DHAKA — Nobel laureate Muhammad Yunus was returning to Bangladesh on Thursday to lead a caretaker government after a student-led rebellion ended the 15-year rule of Sheikh Hasina.
Yunus, 84, could be sworn in as the country's new leader as soon as Thursday evening to begin what the army chief has vowed will be a "beautiful democratic process."
The prospect of Yunus standing alongside military leaders was almost unimaginable a week ago, when security forces were shooting dead protesters who had taken to the streets demanding that Hasina resign.
The military on the weekend turned on Hasina, and she was forced to flee to neighboring India as millions of Bangladeshis celebrated her downfall.
The military then agreed to students' demands that Yunus, who won the Nobel in 2006 for his pioneering microfinancing work, lead an interim government.
"I'm looking forward to going back home, see what's happening and how we can organize ourselves to get out of the trouble we are in," Yunus told reporters in Paris' airport on Wednesday.
Yunus had traveled abroad this year while on bail after being sentenced to six months in jail on a charge condemned as politically motivated and acquitted by a Dhaka court on Wednesday.
"Be calm and get ready to build the country," Yunus said Wednesday in a statement before beginning his journey back home.
"If we take the path of violence, everything will be destroyed."
Army chief General Waker-Uz-Zaman said Wednesday that he hoped to swear in the interim government on Thursday evening and that he backed Yunus.
"I am certain that he will be able to take us through a beautiful democratic process," Waker said.
Yunus said he wanted to hold elections "within a few" months.
'Beautiful way'
Few other details about the planned government have been released, including the role of the military.

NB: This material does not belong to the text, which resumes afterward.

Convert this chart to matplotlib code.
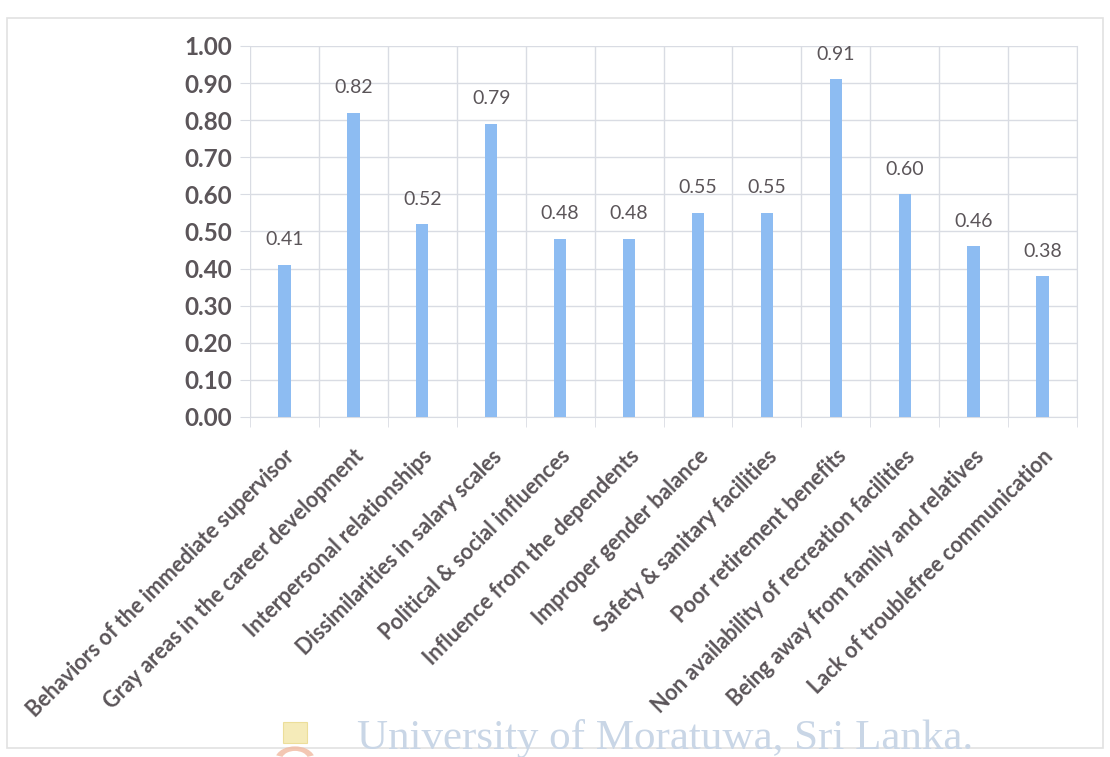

Bangladeshis voiced hope as they joined a rally in Dhaka on Wednesday of the former opposition Bangladesh National Party.
"I expect that a national government will be formed with everyone's consent in a beautiful way," Moynul Islam Pintu told AFP.
"I expect that the country is run in a nice way, and the police force is reformed so that they can't harass people."
Hasina, 76, who had been in power since 2009, quit on Monday as hundreds of thousands of people flooded the streets of Dhaka.
Jubilant crowds later stormed and looted her palace.
Monday's events were the culmination of more than a month of unrest, which began as protests against a plan for quotas in government jobs but morphed into an anti-Hasina movement.
Military move
The military's switching of allegiances was the decisive factor in her demise.
It has since acceded to a range of other demands from the student leaders.
The president dissolved parliament on Tuesday, a key demand of the students and the BNP.
The head of the police force, which protesters have blamed for leading Hasina's crackdown, was sacked on Tuesday.
The new chief, Md. Mainul Islam, offered an apology on Wednesday for the conduct of officers and vowed a "fair and impartial investigation" into the killings of "students, common people and the police."
Ex-prime minister and BNP chairman Khaleda Zia, 78, was also released from years of house arrest, while some political prisoners were freed.
The military has demoted some generals seen as close to Hasina and sacked Ziaul Ahsan, a commander of the feared Rapid Action Battalion paramilitary force.
Police said mobs had launched revenge attacks on Hasina's allies and their own officers, and also freed more than 500 inmates from a prison.
Protesters broke into parliament and torched TV stations. Others smashed statues of Hasina's father, Sheikh Mujibur Rahman, Bangladesh's independence hero.